INSTRUCTIONS TO FOLLOW> Transcribe the material in full. Nothing should differ except that the pictures are left out.

──────── INFORMATION SHOWN

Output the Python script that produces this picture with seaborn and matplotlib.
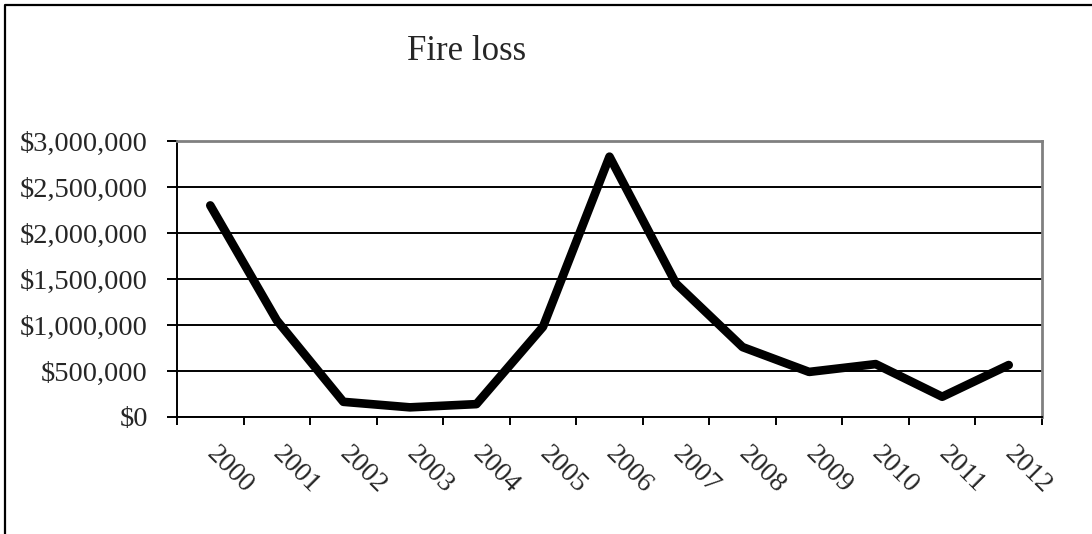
import matplotlib
matplotlib.use("Agg")
import matplotlib.pyplot as plt
from matplotlib.lines import Line2D
from matplotlib.ticker import FuncFormatter, FixedLocator
import numpy as np
import pandas as pd
import seaborn as sns

years = ["2000", "2001", "2002", "2003", "2004", "2005", "2006",
         "2007", "2008", "2009", "2010", "2011", "2012"]
fire_loss = [2300000, 1050000, 165000, 105000, 140000, 980000, 2830000,
             1450000, 760000, 490000, 575000, 220000, 565000]
y_ticks = [0, 500000, 1000000, 1500000, 2000000, 2500000, 3000000]
title = "Fire loss"

df = pd.DataFrame({"pos": np.arange(len(years)), "year": years, "loss": fire_loss})

sns.set_style("white")
plt.rcParams["font.family"] = ["Liberation Serif", "DejaVu Serif"]

fig = plt.figure(figsize=(10.92, 5.34), dpi=100)
ax = fig.add_axes([177 / 1092, 1 - 417 / 534, (1042 - 177) / 1092, (417 - 141) / 534])

sns.lineplot(data=df, x="pos", y="loss", ax=ax, color="black", linewidth=6.2,
             solid_capstyle="round", solid_joinstyle="round")

ax.set_xlim(-0.5, len(years) - 0.5)
ax.set_ylim(0, 3000000)

# horizontal gridlines
ax.yaxis.set_major_locator(FixedLocator(y_ticks))
ax.grid(axis="y", color="black", linewidth=1.4)
ax.grid(axis="x", visible=False)
ax.set_axisbelow(True)

ax.yaxis.set_major_formatter(FuncFormatter(lambda v, p: f"${v:,.0f}"))
ax.tick_params(axis="y", which="major", direction="out", length=7, width=1.4,
               color="black", pad=14, labelsize=20.5, left=True)

# category boundaries carry the tick marks, centers carry the labels
ax.set_xticks(np.arange(-0.5, len(years), 1.0))
ax.set_xticklabels([])
ax.tick_params(axis="x", which="major", direction="out", length=6, width=1.4,
               color="black", bottom=True)
ax.set_xticks(np.arange(len(years)), minor=True)
ax.set_xticklabels(years, minor=True, rotation=-45, ha="left", va="center",
                   rotation_mode="anchor")
ax.tick_params(axis="x", which="minor", length=0, pad=24, labelsize=20)

ax.set_xlabel("")
ax.set_ylabel("")

for side in ("left", "bottom"):
    ax.spines[side].set_color("black")
    ax.spines[side].set_linewidth(1.4)
for side in ("top", "right"):
    ax.spines[side].set_color("#808080")
    ax.spines[side].set_linewidth(2.0)
    ax.spines[side].set_visible(True)

fig.text(467 / 1092, 1 - 51 / 534, title, ha="center", va="center", fontsize=25)

# outer chart frame
fig.add_artist(Line2D([5 / 1092, 5 / 1092, 1.0], [0.0, 1 - 5 / 534, 1 - 5 / 534],
                      transform=fig.transFigure, color="black", linewidth=1.6))

fig.savefig("out.png", dpi=100)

────────────────

IN RESPONSE>
Output the Python script that produces this picture with seaborn and matplotlib.
import matplotlib
matplotlib.use("Agg")
import matplotlib.pyplot as plt
from matplotlib.lines import Line2D
from matplotlib.ticker import FuncFormatter, FixedLocator
import numpy as np
import pandas as pd
import seaborn as sns

years = ["2000", "2001", "2002", "2003", "2004", "2005", "2006",
         "2007", "2008", "2009", "2010", "2011", "2012"]
fire_loss = [2300000, 1050000, 165000, 105000, 140000, 980000, 2830000,
             1450000, 760000, 490000, 575000, 220000, 565000]
y_ticks = [0, 500000, 1000000, 1500000, 2000000, 2500000, 3000000]
title = "Fire loss"

df = pd.DataFrame({"pos": np.arange(len(years)), "year": years, "loss": fire_loss})

sns.set_style("white")
plt.rcParams["font.family"] = ["Liberation Serif", "DejaVu Serif"]

fig = plt.figure(figsize=(10.92, 5.34), dpi=100)
ax = fig.add_axes([177 / 1092, 1 - 417 / 534, (1042 - 177) / 1092, (417 - 141) / 534])

sns.lineplot(data=df, x="pos", y="loss", ax=ax, color="black", linewidth=6.2,
             solid_capstyle="round", solid_joinstyle="round")

ax.set_xlim(-0.5, len(years) - 0.5)
ax.set_ylim(0, 3000000)

# horizontal gridlines
ax.yaxis.set_major_locator(FixedLocator(y_ticks))
ax.grid(axis="y", color="black", linewidth=1.4)
ax.grid(axis="x", visible=False)
ax.set_axisbelow(True)

ax.yaxis.set_major_formatter(FuncFormatter(lambda v, p: f"${v:,.0f}"))
ax.tick_params(axis="y", which="major", direction="out", length=7, width=1.4,
               color="black", pad=14, labelsize=20.5, left=True)

# category boundaries carry the tick marks, centers carry the labels
ax.set_xticks(np.arange(-0.5, len(years), 1.0))
ax.set_xticklabels([])
ax.tick_params(axis="x", which="major", direction="out", length=6, width=1.4,
               color="black", bottom=True)
ax.set_xticks(np.arange(len(years)), minor=True)
ax.set_xticklabels(years, minor=True, rotation=-45, ha="left", va="center",
                   rotation_mode="anchor")
ax.tick_params(axis="x", which="minor", length=0, pad=24, labelsize=20)

ax.set_xlabel("")
ax.set_ylabel("")

for side in ("left", "bottom"):
    ax.spines[side].set_color("black")
    ax.spines[side].set_linewidth(1.4)
for side in ("top", "right"):
    ax.spines[side].set_color("#808080")
    ax.spines[side].set_linewidth(2.0)
    ax.spines[side].set_visible(True)

fig.text(467 / 1092, 1 - 51 / 534, title, ha="center", va="center", fontsize=25)

# outer chart frame
fig.add_artist(Line2D([5 / 1092, 5 / 1092, 1.0], [0.0, 1 - 5 / 534, 1 - 5 / 534],
                      transform=fig.transFigure, color="black", linewidth=1.6))

fig.savefig("out.png", dpi=100)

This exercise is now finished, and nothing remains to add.